Circumstanced as I was, surely I had nothing justly to complain of. The conduct of sir Edward and lady Harriot was kind in the extreme; still preserving every appearance of a parental tenderness for me, but ah! I might no longer call them by the dear names of father and mother.—Formerly when speaking of them, I used, proud of their titles, to delight to say, "Sir Edward or lady Harriot did this, or this;" now I would give worlds to say, "My father or my mother."

I should be perfectly unkind if I were to complain of miss Lesley—indeed, I have not the least cause of complaint against her. As my companion, her affection and her gratitude had been unbounded; and now that it was my turn to be the humble friend, she tried by every means in her power, to make me think she felt the same respectful gratitude, which in her dependant station she had so naturally displayed.

Only in a few rarely constituted minds, does that true attentive kindness spring up, that delicacy of feeling, which enters into every trivial thing, is ever awake and keeping watch lest it should offend. Myself, though educated with the extremest care, possessed but little of this virtue. Virtue I call it, though among men it is termed politeness, for since the days of my humiliating reverse of fortune I have learned its value.

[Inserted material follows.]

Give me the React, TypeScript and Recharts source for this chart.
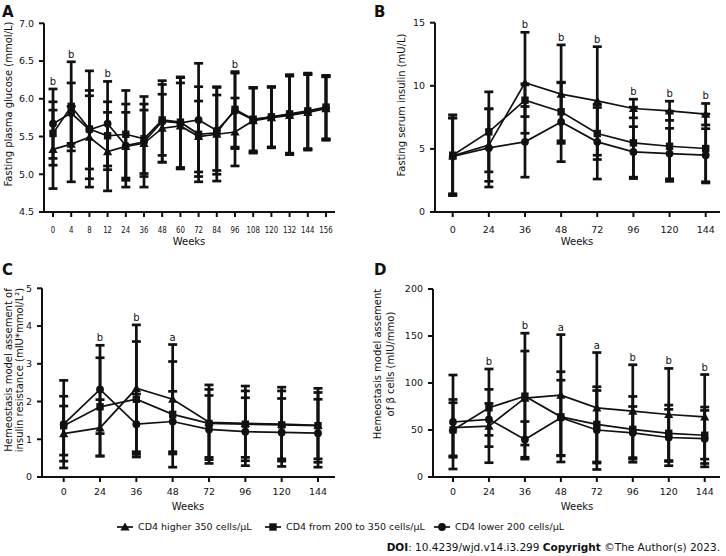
import React from 'react';
import { LineChart, Line, XAxis, YAxis, ErrorBar, LabelList } from 'recharts';

const FONT = '"DejaVu Sans", Verdana, sans-serif';
const INK = '#111';

// ---------- Panel A: fasting plasma glucose ----------
const weeksA = ['0', '4', '8', '12', '24', '36', '48', '60', '72', '84', '96', '108', '120', '132', '144', '156'];
const glucHigh = [5.33, 5.40, 5.49, 5.30, 5.37, 5.41, 5.61, 5.64, 5.50, 5.53, 5.56, 5.71, 5.75, 5.78, 5.82, 5.87];
const glucHighSd = [0.52, 0.50, 0.55, 0.52, 0.45, 0.44, 0.45, 0.57, 0.47, 0.62, 0.45, 0.43, 0.40, 0.52, 0.50, 0.42];
const glucMid = [5.54, 5.90, 5.60, 5.51, 5.53, 5.47, 5.72, 5.69, 5.53, 5.55, 5.86, 5.73, 5.76, 5.80, 5.84, 5.89];
const glucMidSd = [0.42, 0.59, 0.77, 0.45, 0.58, 0.46, 0.47, 0.60, 0.63, 0.50, 0.50, 0.42, 0.40, 0.52, 0.50, 0.42];
const glucLow = [5.67, 5.81, 5.59, 5.67, 5.38, 5.43, 5.70, 5.68, 5.72, 5.58, 5.84, 5.72, 5.76, 5.79, 5.83, 5.88];
const glucLowSd = [0.46, 0.40, 0.52, 0.56, 0.55, 0.60, 0.54, 0.60, 0.75, 0.58, 0.50, 0.43, 0.40, 0.52, 0.50, 0.42];
const sigA = ['b', 'b', '', 'b', '', '', '', '', '', '', 'b', '', '', '', '', ''];
const ticksA = [4.5, 5.0, 5.5, 6.0, 6.5, 7.0];

// ---------- Panels B-D share weeks ----------
const weeks = ['0', '24', '36', '48', '72', '96', '120', '144'];

// Panel B: fasting serum insulin
const insHigh = [4.45, 5.30, 10.24, 9.34, 8.80, 8.20, 8.02, 7.75];
const insHighSd = [3.0, 2.87, 4.0, 3.9, 4.3, 0.74, 0.76, 0.85];
const insMid = [4.50, 6.35, 8.86, 7.94, 6.22, 5.48, 5.21, 5.03];
const insMidSd = [3.2, 3.17, 1.3, 2.3, 2.06, 2.83, 2.78, 2.73];
const insLow = [4.40, 5.08, 5.56, 7.14, 5.56, 4.76, 4.63, 4.50];
const insLowSd = [3.05, 3.1, 2.8, 3.15, 2.95, 2.0, 2.0, 2.1];
const sigB = ['', '', 'b', 'b', 'b', 'b', 'b', 'b'];
const ticksB = [0, 5, 10, 15];

// Panel C: HOMA-IR
const irHigh = [1.15, 1.30, 2.35, 2.06, 1.45, 1.42, 1.40, 1.37];
const irHighSd = [0.73, 0.75, 1.68, 1.45, 0.99, 0.99, 0.98, 0.98];
const irMid = [1.36, 1.86, 2.06, 1.66, 1.42, 1.40, 1.38, 1.36];
const irMidSd = [0.78, 1.30, 1.53, 1.40, 0.90, 0.88, 0.90, 0.88];
const irLow = [1.40, 2.32, 1.40, 1.47, 1.26, 1.20, 1.18, 1.16];
const irLowSd = [1.16, 1.17, 0.80, 0.80, 0.90, 0.90, 0.90, 0.90];
const sigC = ['', 'b', 'b', 'a', '', '', '', ''];
const ticksC = [0, 1, 2, 3, 4, 5];

// Panel D: HOMA-beta
const betaHigh = [52.5, 54.2, 84, 87, 73.6, 70, 66.5, 64];
const betaHighSd = [30, 39, 50, 64.5, 58.8, 49.4, 49, 45];
const betaMid = [50, 73.6, 86, 64, 56, 50.7, 46.5, 44.4];
const betaMidSd = [29, 41.3, 67, 48, 40, 35, 30, 30];
const betaLow = [58.5, 61.3, 40, 63, 50, 47, 42, 40.8];
const betaLowSd = [50, 17, 19, 40, 42, 28, 30, 30];
const sigD = ['', 'b', 'b', 'a', 'a', 'b', 'b', 'b'];
const ticksD = [0, 50, 100, 150, 200];

const legendLabels = ['CD4 higher 350 cells/\u03bcL', 'CD4 from 200 to 350 cells/\u03bcL', 'CD4 lower 200 cells/\u03bcL'];

type Row = Record<string, any>;

function buildRows(
  w: string[], hi: number[], hiSd: number[], mid: number[], midSd: number[],
  lo: number[], loSd: number[], sig: string[]
): Row[] {
  return w.map((week, i) => ({
    week,
    hi: hi[i], hiErr: hiSd[i],
    mid: mid[i], midErr: midSd[i],
    lo: lo[i], loErr: loSd[i],
    top: sig[i] ? Math.max(hi[i] + hiSd[i], mid[i] + midSd[i], lo[i] + loSd[i]) : null,
    sig: sig[i] || null,
  }));
}

const rowsA = buildRows(weeksA, glucHigh, glucHighSd, glucMid, glucMidSd, glucLow, glucLowSd, sigA);
const rowsB = buildRows(weeks, insHigh, insHighSd, insMid, insMidSd, insLow, insLowSd, sigB);
const rowsC = buildRows(weeks, irHigh, irHighSd, irMid, irMidSd, irLow, irLowSd, sigC);
const rowsD = buildRows(weeks, betaHigh, betaHighSd, betaMid, betaMidSd, betaLow, betaLowSd, sigD);

// ---------- marker shapes ----------
const triShape = (cx: number, cy: number, key?: string) => (
  <polygon key={key} points={`${cx},${cy - 4.6} ${cx - 4.6},${cy + 3.6} ${cx + 4.6},${cy + 3.6}`} fill={INK} />
);
const sqShape = (cx: number, cy: number, key?: string) => (
  <rect key={key} x={cx - 3.7} y={cy - 3.7} width={7.4} height={7.4} fill={INK} />
);
const circShape = (cx: number, cy: number, key?: string) => (
  <circle key={key} cx={cx} cy={cy} r={3.9} fill={INK} />
);

const makeDot = (shape: typeof triShape, tag: string) => (p: any) => {
  if (p.cx == null || p.cy == null || p.value == null) return <g key={`${tag}-e-${p.index}`} />;
  return shape(p.cx, p.cy, `${tag}-${p.index}`);
};

const XTick = (props: any) => {
  const { x, y, payload, sx } = props;
  return (
    <g transform={`translate(${x},${y})`}>
      <text transform={`scale(${sx},1)`} textAnchor="middle" dy="0.71em" fontSize={9.5} fontFamily={FONT} fill={INK}>
        {payload.value}
      </text>
    </g>
  );
};

type PanelProps = {
  rows: Row[];
  left: number; top: number;
  yWidth: number; mt: number; mr: number;
  padL: number; padR: number;
  domain: [number, number]; ticks: number[];
  fmt: (v: number) => string;
  sx: number; xTickMargin: number;
};

function Panel(p: PanelProps) {
  const errProps = { width: 4.5, strokeWidth: 2.7, stroke: INK, direction: 'y' as const, isAnimationActive: false };
  const lineProps = { type: 'linear' as const, stroke: INK, strokeWidth: 1.7, isAnimationActive: false, activeDot: false as const };
  return (
    <div style={{ position: 'absolute', left: p.left, top: p.top, width: 363, height: 260 }}>
      <LineChart width={363} height={260} data={p.rows} margin={{ top: p.mt, right: p.mr, bottom: 0, left: 0 }}>
        <XAxis
          dataKey="week"
          scale="point"
          padding={{ left: p.padL, right: p.padR }}
          height={48}
          interval={0}
          tickSize={5}
          tickMargin={p.xTickMargin}
          axisLine={{ stroke: INK, strokeWidth: 2 }}
          tickLine={{ stroke: INK, strokeWidth: 2 }}
          tick={(tp: any) => <XTick {...tp} sx={p.sx} />}
        />
        <YAxis
          type="number"
          width={p.yWidth}
          domain={p.domain}
          ticks={p.ticks}
          interval={0}
          allowDataOverflow
          tickSize={5}
          tickMargin={5}
          tickFormatter={p.fmt}
          axisLine={{ stroke: INK, strokeWidth: 2 }}
          tickLine={{ stroke: INK, strokeWidth: 2 }}
          tick={{ fontSize: 9.5, fill: INK, fontFamily: FONT }}
        />
        <Line dataKey="lo" {...lineProps} dot={makeDot(circShape, 'c')}>
          <ErrorBar dataKey="loErr" {...errProps} />
        </Line>
        <Line dataKey="mid" {...lineProps} dot={makeDot(sqShape, 's')}>
          <ErrorBar dataKey="midErr" {...errProps} />
        </Line>
        <Line dataKey="hi" {...lineProps} dot={makeDot(triShape, 't')}>
          <ErrorBar dataKey="hiErr" {...errProps} />
        </Line>
        <Line dataKey="top" stroke="none" dot={false} activeDot={false} legendType="none" isAnimationActive={false}>
          <LabelList dataKey="sig" position="top" offset={4} fontSize={10} fill={INK} fontFamily={FONT} />
        </Line>
      </LineChart>
    </div>
  );
}

const rotLabel = (x: number, y: number, text: string) => (
  <text
    x={x} y={y}
    transform={`rotate(-90 ${x} ${y})`}
    textAnchor="middle"
    dominantBaseline="central"
    fontSize={10}
    fontFamily={FONT}
    fill={INK}
  >
    {text}
  </text>
);

export default function App() {
  const legendItems = [
    { cx: 125, tx: 138, shape: triShape },
    { cx: 273, tx: 286, shape: sqShape },
    { cx: 442, tx: 455, shape: circShape },
  ];
  return (
    <div style={{ position: 'absolute', left: 0, top: 0, width: 726, height: 556, background: '#fff', overflow: 'hidden', fontFamily: FONT }}>
      <Panel rows={rowsA} left={0} top={0} yWidth={44} mt={23.3} mr={28} padL={9} padR={9}
        domain={[4.5, 7]} ticks={ticksA} fmt={(v) => v.toFixed(1)} sx={0.74} xTickMargin={8.8} />
      <Panel rows={rowsB} left={363} top={0} yWidth={72} mt={22.7} mr={6} padL={17.7} padR={14.3}
        domain={[0, 15]} ticks={ticksB} fmt={(v) => String(v)} sx={1} xTickMargin={8.8} />
      <Panel rows={rowsC} left={0} top={265} yWidth={42} mt={23.3} mr={28} padL={21.7} padR={17}
        domain={[0, 5]} ticks={ticksC} fmt={(v) => String(v)} sx={1} xTickMargin={5.8} />
      <Panel rows={rowsD} left={363} top={265} yWidth={70} mt={24} mr={6} padL={20} padR={15.3}
        domain={[0, 200]} ticks={ticksD} fmt={(v) => String(v)} sx={1} xTickMargin={5.8} />

      <svg width={726} height={556} style={{ position: 'absolute', left: 0, top: 0, pointerEvents: 'none' }}>
        <g fontFamily={FONT} fontWeight="bold" fontSize={15} fill={INK}>
          <text x={2} y={16.5}>A</text>
          <text x={374} y={16.5}>B</text>
          <text x={2} y={275}>C</text>
          <text x={374} y={275}>D</text>
        </g>

        {rotLabel(8.5, 104, 'Fasting plasma glucose (mmol/L)')}
        {rotLabel(401, 105, 'Fasting serum insulin (mU/L)')}
        {rotLabel(8, 370, 'Hemeostasis model assement of')}
        {rotLabel(19.5, 370, 'insulin resistance (mIU*mmol/L\u00b2)')}
        {rotLabel(377, 364, 'Hemeostasis model assement')}
        {rotLabel(390, 364, 'of \u03b2 cells (mIU/mmo)')}

        <g fontFamily={FONT} fontSize={10} fill={INK} textAnchor="middle">
          <text x={189} y={244.5}>Weeks</text>
          <text x={577} y={244.5}>Weeks</text>
          <text x={188} y={509.5}>Weeks</text>
          <text x={577} y={509.5}>Weeks</text>
        </g>

        {legendItems.map((it, i) => (
          <g key={`lg-${i}`}>
            <line x1={it.cx - 8} x2={it.cx + 8} y1={527} y2={527} stroke={INK} strokeWidth={1.7} />
            {it.shape(it.cx, 527)}
            <text x={it.tx} y={530.4} fontSize={9.5} fontFamily={FONT} fill={INK}>{legendLabels[i]}</text>
          </g>
        ))}

        <text x={720} y={551} textAnchor="end" fontSize={10.5} fontFamily={FONT} fill={INK}>
          <tspan fontWeight="bold">DOI</tspan>
          <tspan>: 10.4239/wjd.v14.i3.299 </tspan>
          <tspan fontWeight="bold">Copyright</tspan>
          <tspan> {'\u00a9'}The Author(s) 2023.</tspan>
        </text>
      </svg>
    </div>
  );
}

I feel quite ashamed to give instances of any deficiency I observed, or thought I have observed, in miss Lesley. Now I am away from her, and dispassionately speaking of it, it seems as if my own soreness of temper had made me fancy things. I really believe now that I was mistaken; but miss Lesley had been so highly praised for her filial tenderness, I thought at last she seemed to make a parade about it, and used to run up to my mother, and affect to be more glad to see her than she really was after a time; and I think Dr. Wheelding thought so, by a little hint he once dropped. But he too might be mistaken, for he was very partial to me.

I am under the greatest obligation in the world to this good Dr. Wheelding. He has made my mother quite a respectable woman, and I am sure it is owing a great deal to him that she loves me as well as she does.

And here, though it may seem a little out of place, let me stop to assure you, that if I ever could have had any doubt of the sincerity of miss Lesley's affection towards me, her behaviour on the occasion of my coming here ought completely to efface it. She entreated with many tears, and almost the same energy with which she pleaded for forgiveness for my mother, that I might not be sent away.—But she was not alike successful in her supplications.

Miss Lesley had made some progress in reading and writing during the time she was my companion only, it was highly necessary that every exertion should be now made—the whole house was, as I may say, in requisition for her instruction. Sir Edward and lady Harriot devoted great part of the day to this purpose. A well educated young person was taken under our governess, to assist her in her labours, and to teach miss Lesley music. A drawing-master was engaged to reside in the house.

At this time I was not remarkably forward in my education. My governess being a native of France, I spoke French very correctly, and I had made some progress in Italian. I had only had the instruction of masters during the few months in the year we usually passed in London.